Scottish journalist and presenter

Martel Maxwell (born 9 March 1977) is a Scottish television presenter and journalist. She has been one of the presenters of the property show Homes Under the Hammer since 2017. She also writes a column for the Dundee-based newspaper Evening Telegraph.

==Early life==
Maxwell was born on 9 March 1977, and was born and raised in Dundee. She attended the High School of Dundee, before studying law at the University of Edinburgh and then taking a postgraduate diploma in law at the University of Dundee. Instead of continuing with law, Maxwell turned to journalism.

==Newspaper journalism==
Maxwell's first post was as a graduate intern at The Sun taking a diploma in newspaper journalism at London City University. After seven years at The Sun writing for city, women's news, and showbusiness, she went freelance. Maxwell wrote some freelance opinion pieces for The Scottish Sun and since 2013 has written a weekly column for local paper Evening Telegraph in Dundee.

==Broadcast journalism==
Maxwell's earliest broadcast job was in 2010 as an occasional reporter on the BBC show The One Show and then a regular entertainment contributor on the ITV show Lorraine and one of the presenters of a short-lived BBC3 consumer affairs programme Don't Get Screwed and BBC Scotland magazine show On the Road.

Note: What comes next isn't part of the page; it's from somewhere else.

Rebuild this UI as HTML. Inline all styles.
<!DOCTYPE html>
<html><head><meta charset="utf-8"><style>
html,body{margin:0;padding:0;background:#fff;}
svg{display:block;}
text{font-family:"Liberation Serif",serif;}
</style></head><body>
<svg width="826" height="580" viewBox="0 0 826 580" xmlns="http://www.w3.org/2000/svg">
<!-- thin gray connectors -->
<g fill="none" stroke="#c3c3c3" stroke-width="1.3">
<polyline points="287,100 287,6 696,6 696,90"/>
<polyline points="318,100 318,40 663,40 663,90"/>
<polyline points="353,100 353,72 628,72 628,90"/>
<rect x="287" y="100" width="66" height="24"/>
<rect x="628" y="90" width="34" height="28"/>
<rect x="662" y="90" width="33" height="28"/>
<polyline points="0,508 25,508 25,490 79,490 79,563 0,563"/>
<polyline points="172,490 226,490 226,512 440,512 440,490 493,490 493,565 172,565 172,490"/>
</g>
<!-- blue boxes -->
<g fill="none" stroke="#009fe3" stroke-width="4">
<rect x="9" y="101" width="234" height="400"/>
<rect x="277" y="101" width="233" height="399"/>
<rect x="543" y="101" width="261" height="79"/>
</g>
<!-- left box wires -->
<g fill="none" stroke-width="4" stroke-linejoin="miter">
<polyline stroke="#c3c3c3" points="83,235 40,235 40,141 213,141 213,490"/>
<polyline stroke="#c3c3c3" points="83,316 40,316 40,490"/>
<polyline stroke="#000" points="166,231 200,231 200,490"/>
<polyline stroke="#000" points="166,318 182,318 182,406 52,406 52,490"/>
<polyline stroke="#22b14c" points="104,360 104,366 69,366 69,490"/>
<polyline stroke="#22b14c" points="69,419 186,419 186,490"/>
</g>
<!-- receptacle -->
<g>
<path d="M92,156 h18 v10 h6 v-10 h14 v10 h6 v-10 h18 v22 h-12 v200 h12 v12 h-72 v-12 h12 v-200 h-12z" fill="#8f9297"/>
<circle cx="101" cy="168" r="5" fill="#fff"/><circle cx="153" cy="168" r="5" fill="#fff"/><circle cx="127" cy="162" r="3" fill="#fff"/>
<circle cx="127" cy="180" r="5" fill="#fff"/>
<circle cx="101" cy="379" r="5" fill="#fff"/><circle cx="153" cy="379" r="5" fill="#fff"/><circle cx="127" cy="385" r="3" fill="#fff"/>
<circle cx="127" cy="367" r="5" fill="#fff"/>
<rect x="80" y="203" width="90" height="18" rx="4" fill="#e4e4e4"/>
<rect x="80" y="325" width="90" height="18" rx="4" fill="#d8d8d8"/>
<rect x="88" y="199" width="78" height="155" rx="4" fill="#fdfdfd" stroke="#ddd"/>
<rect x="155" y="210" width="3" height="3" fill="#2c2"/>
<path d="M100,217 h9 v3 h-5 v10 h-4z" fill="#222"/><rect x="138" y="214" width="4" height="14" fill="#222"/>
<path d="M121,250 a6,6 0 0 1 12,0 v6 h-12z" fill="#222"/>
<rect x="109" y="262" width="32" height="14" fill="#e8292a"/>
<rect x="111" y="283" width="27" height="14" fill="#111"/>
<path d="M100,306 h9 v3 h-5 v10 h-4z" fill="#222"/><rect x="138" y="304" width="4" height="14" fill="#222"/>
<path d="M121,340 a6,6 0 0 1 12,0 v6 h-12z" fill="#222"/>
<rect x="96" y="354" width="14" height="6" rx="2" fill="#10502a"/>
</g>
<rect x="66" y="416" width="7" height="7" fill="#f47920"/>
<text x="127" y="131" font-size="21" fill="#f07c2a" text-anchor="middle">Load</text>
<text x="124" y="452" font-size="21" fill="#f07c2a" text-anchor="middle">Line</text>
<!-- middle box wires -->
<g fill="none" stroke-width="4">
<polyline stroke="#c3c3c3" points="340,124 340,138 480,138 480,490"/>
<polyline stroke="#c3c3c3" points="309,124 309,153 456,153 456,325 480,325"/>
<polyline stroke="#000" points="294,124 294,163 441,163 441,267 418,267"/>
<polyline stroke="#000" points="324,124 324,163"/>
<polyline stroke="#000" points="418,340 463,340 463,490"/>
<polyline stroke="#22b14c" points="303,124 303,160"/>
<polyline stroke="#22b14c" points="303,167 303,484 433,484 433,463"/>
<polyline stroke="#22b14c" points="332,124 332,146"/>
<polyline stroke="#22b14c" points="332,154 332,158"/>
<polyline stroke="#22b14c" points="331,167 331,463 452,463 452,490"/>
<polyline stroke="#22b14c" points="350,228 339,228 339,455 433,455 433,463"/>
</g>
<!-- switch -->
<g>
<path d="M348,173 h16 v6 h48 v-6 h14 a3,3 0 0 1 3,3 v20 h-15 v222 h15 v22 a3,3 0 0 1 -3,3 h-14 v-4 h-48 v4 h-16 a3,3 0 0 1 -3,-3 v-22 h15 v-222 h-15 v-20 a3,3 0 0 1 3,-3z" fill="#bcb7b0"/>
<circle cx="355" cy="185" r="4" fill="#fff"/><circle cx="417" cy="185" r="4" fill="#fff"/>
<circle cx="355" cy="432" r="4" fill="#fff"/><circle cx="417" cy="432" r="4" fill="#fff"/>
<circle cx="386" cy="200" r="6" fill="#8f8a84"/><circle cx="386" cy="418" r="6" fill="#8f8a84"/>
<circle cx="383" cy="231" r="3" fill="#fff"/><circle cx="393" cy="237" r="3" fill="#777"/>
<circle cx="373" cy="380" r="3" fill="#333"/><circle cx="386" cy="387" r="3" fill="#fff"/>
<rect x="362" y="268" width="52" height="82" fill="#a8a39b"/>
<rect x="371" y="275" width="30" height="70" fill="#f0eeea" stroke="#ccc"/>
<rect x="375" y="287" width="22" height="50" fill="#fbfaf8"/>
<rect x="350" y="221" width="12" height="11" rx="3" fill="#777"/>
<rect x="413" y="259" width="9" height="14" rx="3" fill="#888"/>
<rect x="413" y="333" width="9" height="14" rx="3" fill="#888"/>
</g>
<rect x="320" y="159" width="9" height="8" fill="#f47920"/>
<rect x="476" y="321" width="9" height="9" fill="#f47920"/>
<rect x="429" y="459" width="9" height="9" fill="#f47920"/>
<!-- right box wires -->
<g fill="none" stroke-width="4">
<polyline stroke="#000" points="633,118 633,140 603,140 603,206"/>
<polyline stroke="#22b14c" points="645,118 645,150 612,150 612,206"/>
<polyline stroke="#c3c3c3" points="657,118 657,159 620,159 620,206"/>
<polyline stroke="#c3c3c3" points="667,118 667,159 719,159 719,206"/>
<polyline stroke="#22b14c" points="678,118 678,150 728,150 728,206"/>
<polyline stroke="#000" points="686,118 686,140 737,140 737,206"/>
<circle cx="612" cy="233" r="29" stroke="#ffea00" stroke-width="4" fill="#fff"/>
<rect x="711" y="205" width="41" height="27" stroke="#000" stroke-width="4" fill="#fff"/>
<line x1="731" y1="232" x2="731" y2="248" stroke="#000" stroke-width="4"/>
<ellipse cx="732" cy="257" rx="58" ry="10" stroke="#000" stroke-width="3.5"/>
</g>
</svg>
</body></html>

Since 2017, she has been one of the three presenters of the BBC property programme Homes Under the Hammer, replacing Lucy Alexander.

Maxwell was an occasional guest presenter on BBC Radio Scotland and in 2008, had her own show on Edinburgh station Talk 107 until the station folded. In 2021, she provided voiceover narration for the third series of BBC Scotland's documentary Inside Central Station.

==Writer==
Maxwell published a novel, Scandalous, in 2010. Based on her experiences as a showbusiness reporter, The Daily Telegraph considered that it gave "a thrilling insight into the celebrity-baiting world of the kiss and tell" but also considered that "the narrative is weighed down by product placement".

==Personal life==
Maxwell lives near Dundee with her husband, Jamie Parret, and their three sons.